The SE Texas Record Feb. 18, 2015, 2:47pm


By ROB TILLER

Patent reform is once again in the air. A few days ago, Congressman Bob Goodlatte and others re-introduced the Innovation Act, which was passed by the House in the last Congress but died in the Senate. It has several good ideas, including fee shifting, clearer pleadings, patent ownership disclosure requirements, combatting discovery abuse, clarity in ownership of patents, protection of downstream users, and others. Some of these could improve the chances for businesses facing attacks by patent assertion entities (PAEs, aka patent trolls).

But in preparing for a talk last week, I came upon an idea that could go as further than any pending legislative proposal towards undermining the business of patent trolling. Professor Mark Lemley of Stanford Law School titled his paper with becoming modesty: Why Do Juries Decide if Patents Are Valid?. This caught my eye, because I’ve long wondered the very same thing. The risk of a runaway jury is one that costs all patent defendants (including most every innovative technology company) some sleepless nights. Even when a patent claim seems clearly without basis, the possibility of a jury trial gives us pause.

Why? Patent cases are often complicated, involving technology that is exceedingly difficult for non-specialists to grasp. In order to decide a case, jurors are typically asked to master graduate-level science and technology in a matter of just a few days. They are also regularly asked to award millions of dollars in damages. There is always a concern that a silver-tongued plaintiff’s attorney will tell an appealing story that excites a jury’s emotions, and lead them to ignore a valid defense based on true-but-hard-to-understand actual science.

In other words, juries in patent validity cases are given an almost impossible task, and it is to be expected that they will make some big, costly mistakes. According to a 2014 Patent Litigation Study by PWC, patent plaintiffs are more likely to be successful before juries than judges, and the median award in a jury trial was almost 37.5 times the median award in a bench trial. In considering whether to fight or settle with a patent aggressor, defendants can hardly avoid considering the very real possibility that the jury will grievously err.

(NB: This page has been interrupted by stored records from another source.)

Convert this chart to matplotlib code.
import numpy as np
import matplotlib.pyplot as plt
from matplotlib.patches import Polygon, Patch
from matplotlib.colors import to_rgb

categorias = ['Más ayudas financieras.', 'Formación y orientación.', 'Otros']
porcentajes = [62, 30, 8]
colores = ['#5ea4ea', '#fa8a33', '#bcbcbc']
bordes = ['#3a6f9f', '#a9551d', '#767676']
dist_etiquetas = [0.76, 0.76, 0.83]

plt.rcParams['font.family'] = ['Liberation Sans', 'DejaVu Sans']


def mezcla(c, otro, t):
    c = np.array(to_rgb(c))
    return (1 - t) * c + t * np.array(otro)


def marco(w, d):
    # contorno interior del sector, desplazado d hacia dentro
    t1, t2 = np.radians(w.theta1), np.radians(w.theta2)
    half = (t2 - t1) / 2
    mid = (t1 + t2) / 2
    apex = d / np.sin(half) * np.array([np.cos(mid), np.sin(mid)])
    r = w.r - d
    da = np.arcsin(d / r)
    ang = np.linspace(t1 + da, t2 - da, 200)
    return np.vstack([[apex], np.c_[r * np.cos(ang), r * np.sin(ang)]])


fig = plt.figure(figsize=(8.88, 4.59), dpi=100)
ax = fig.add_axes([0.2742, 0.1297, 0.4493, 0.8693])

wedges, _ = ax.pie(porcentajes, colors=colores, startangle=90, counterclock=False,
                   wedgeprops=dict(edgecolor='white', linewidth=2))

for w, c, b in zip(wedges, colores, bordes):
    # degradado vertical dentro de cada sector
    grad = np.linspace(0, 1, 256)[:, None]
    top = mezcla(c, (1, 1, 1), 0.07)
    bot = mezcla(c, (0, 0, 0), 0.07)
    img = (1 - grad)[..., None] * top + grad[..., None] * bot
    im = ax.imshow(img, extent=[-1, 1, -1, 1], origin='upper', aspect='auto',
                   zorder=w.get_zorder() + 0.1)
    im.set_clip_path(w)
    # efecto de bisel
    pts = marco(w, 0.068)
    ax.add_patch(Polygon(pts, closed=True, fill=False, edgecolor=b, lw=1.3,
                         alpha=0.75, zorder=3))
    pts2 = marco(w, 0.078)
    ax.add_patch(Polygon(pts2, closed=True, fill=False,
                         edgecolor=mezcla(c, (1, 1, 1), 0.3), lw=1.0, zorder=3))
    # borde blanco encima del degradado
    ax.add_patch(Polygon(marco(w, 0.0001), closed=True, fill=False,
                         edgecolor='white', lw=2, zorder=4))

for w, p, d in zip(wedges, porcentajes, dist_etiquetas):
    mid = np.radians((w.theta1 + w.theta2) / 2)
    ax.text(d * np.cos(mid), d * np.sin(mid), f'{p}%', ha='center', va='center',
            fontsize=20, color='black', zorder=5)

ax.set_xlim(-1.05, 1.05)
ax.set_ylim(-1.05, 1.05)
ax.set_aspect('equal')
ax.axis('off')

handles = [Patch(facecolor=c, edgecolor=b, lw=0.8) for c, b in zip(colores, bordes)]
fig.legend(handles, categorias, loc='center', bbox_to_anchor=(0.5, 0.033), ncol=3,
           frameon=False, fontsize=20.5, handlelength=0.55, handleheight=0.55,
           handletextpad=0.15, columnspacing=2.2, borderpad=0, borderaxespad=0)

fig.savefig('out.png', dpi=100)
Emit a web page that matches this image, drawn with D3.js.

It’s not surprising, then, that companies settle cases for amounts that sustain the business of patent trolling.

Most patent cases today are tried by juries, and I had assumed that this was required by the Constitution. Professor Lemley argues persuasively that there is no such requirement. Under the long-settled test for determining whether there is a constitutional right to a jury, the question is whether the issues at bar were tried by juries in 1791, when the Seventh Amendment was ratified. It turns out that many patent cases were tried to judges in that time period.

Interestingly (at least for students of legal history), challenges to patent validity were done by a writ of scire facias, which were heard by a Chancery court, which did not have juries. There were, it seems, situations where a Chancery court could seek the advice of a jury, but Chancellor rendered the judgment. There were also some cases involving juries where damages were sought, but these apparently were not cases involving the validity of the patent. Indeed, there are important dimensions of the patent right as we understand it that did not exist in the 18th century, and so could not have been tried to a jury.

In the early part of the 20th centuries, juries were seldom used in patent cases. This began to change in the late 1970s. As plaintiffs learned that they were much likely to prevail before juries, they began to ask for them as a matter of course. There is some shaky authority from the Federal Circuit supporting a jury trial right, but the Supreme Court has never ruled on the issue.

So what if patent defendants started challenging the jury demands of patent aggressors? One way to do so would be to make a motion to strike the jury demand in a case involving patent validity. The District Judges may not grant the motion, but this could set up the issue for appeal, and possibly a ruling by the Supreme Court.

Eliminating jury trials on patent validity would be a major shift. It would remove much of the inherent leverage of PAEs. If they cannot get to a jury, they cannot terrify defendants with the possibility of a jury error and an outsize damages award. Their model would be substantially undermined, and they might look for an easier way to make a living.

Tiller is vice president and assistant general counsel, IP, at Red Hat, Inc., in Raleigh, N.C.